Written by Media, TV

Misinterpreting Research Figures

If you read the right sort of newspapers, you couldn’t help but fail to notice that the fifth and final series of The Wire premiered on FX channel in the UK this week.
Then this morning, the various media sites, including Mediaguardian publish the fact that “only” 38,000 people watched the show last night. More people, it seemed, had watched Family Guy and NCIS earlier in the evening.
So is this as disastrous a figure as the reports might have you think, even if they don’t out and out say that? Well of course not. There are several things to consider when reporting overnights for shows such as this:
1) Unlike Channel 4, the repeat on FX+ later that evening wasn’t included. Ordinarily, perhaps because they have an alert press office, the Channel 4+1 figures are reported for major shows on that channel. OK, so a midnight repeat probably didn’t garner many extra people, but it will have gathered a few.
2) FX will be repeating this show on several occassions throughout the week.
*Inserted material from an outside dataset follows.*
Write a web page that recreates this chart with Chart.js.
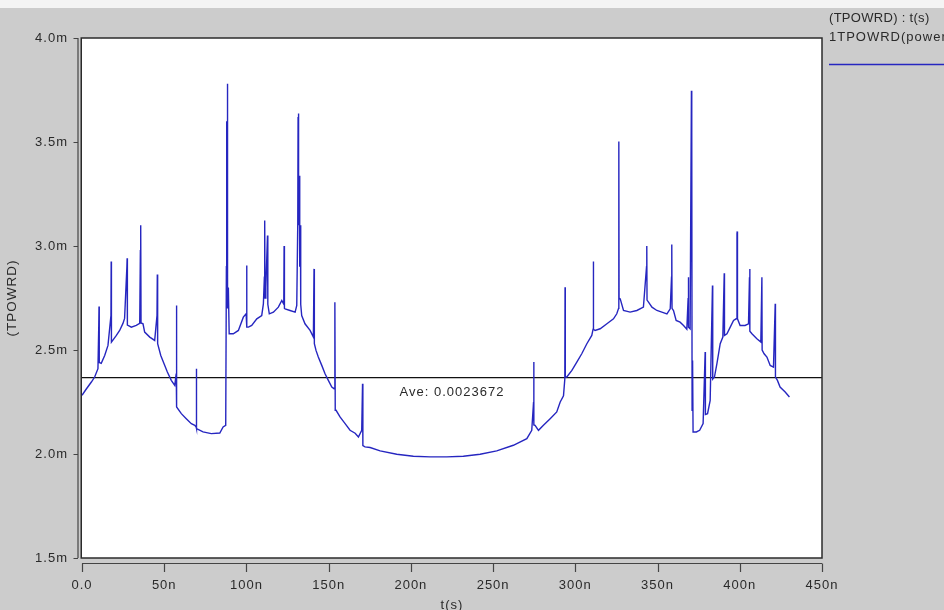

We don’t all watch at the first opportunity, and in the multi-channel world, same week repeats are important.
3) BARB really can’t cope with overnights of a single programme at 10pm on a channel like FX. In total there are just 5,100 homes on the panel. I don’t know how many of them are multi-channel, but let’s be generous and assume that 4,500 of them are in multichannel homes. As I say, I don’t have the actual figures, but run with me. At 10pm last night something like 21m people were watching one or another channel out of a total population of perhaps 50m. So roughly 1,890 BARB “boxes” were recording viewing. We learn that FX had a 1% share at that point in time so we’re talking about roughly 19 boxes being in play. Perhaps just 19 homes then. That’s simply not a statistically significant number to be working with – it only takes a handful of people to massive affect FX’s viewing figures. So the 38,000 should probably be taken with a certain amount of salt.
4) In any case, channels like FX will be looking at an overall weekly or monthly average share. Programmers there will be looking at the broader picture and selling their airtime accordingly.
In reality The Wire, for all its plaudits, has never had strong viewing figures, including on its home network HBO, where it was something to be proud of rather than to gain viewers as other shows might. That’s the only way it has managed to win 5 seasons. I suspect that many more people are watching the DVDs than watching on FX.